A agravação do nº 3 do artigo 86º do RJAM aplica-se a todo e qualquer crime em que o agente use uma arma, não ocorrendo qualquer violação do princípio da dupla valoração se ocorrer uma condenação em concurso efectivo do crime de homicídio [artigo 131º ou 132º do CP, desde que neste último caso não seja de aplicar a alínea h) do n.º 2] com o crime de detenção de arma proibida (86º, nº 1 do RJAM).
Também no Acórdão da RC de 22.11.2017 se concluiu no mesmo sentido afirmando-se não se verificar qualquer violação do non bis in idem e como tal inconstitucionalidade decorrente da aplicação do artigo 86º, nº 3 do RJAM, pois no caso não ocorre a qualificação da alínea h), do nº 2 do artigo 132º nem de qualquer outra.
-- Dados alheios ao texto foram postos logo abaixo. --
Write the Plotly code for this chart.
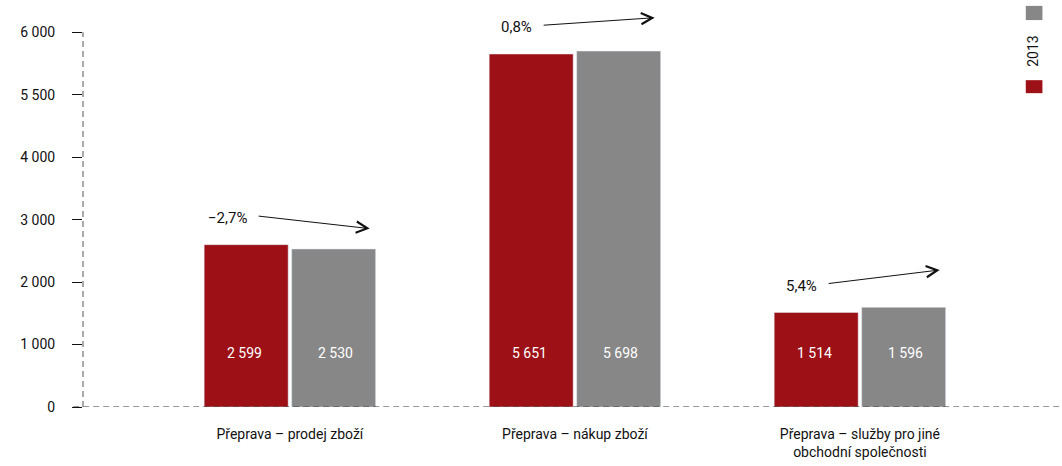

Sendo, ainda, salientado neste aresto que “a proibição da dupla agravação só seria de afirmar se as agravações em questão correspondessem a uma mesma dimensão da ilicitude e da culpa, o que não sucede quando uma delas entronca numa culpa acrescida (artigo 132.º do C. Penal) e a outra radica em razões de prevenção geral que se prendem com a necessidade de limitar o recurso às armas, pela perigosidade que representam para bens jurídicos essenciais (penalmente tutelados) na prática de qualquer tipo de crime (artigo 86.º, n.º 3 da Lei das Armas)”.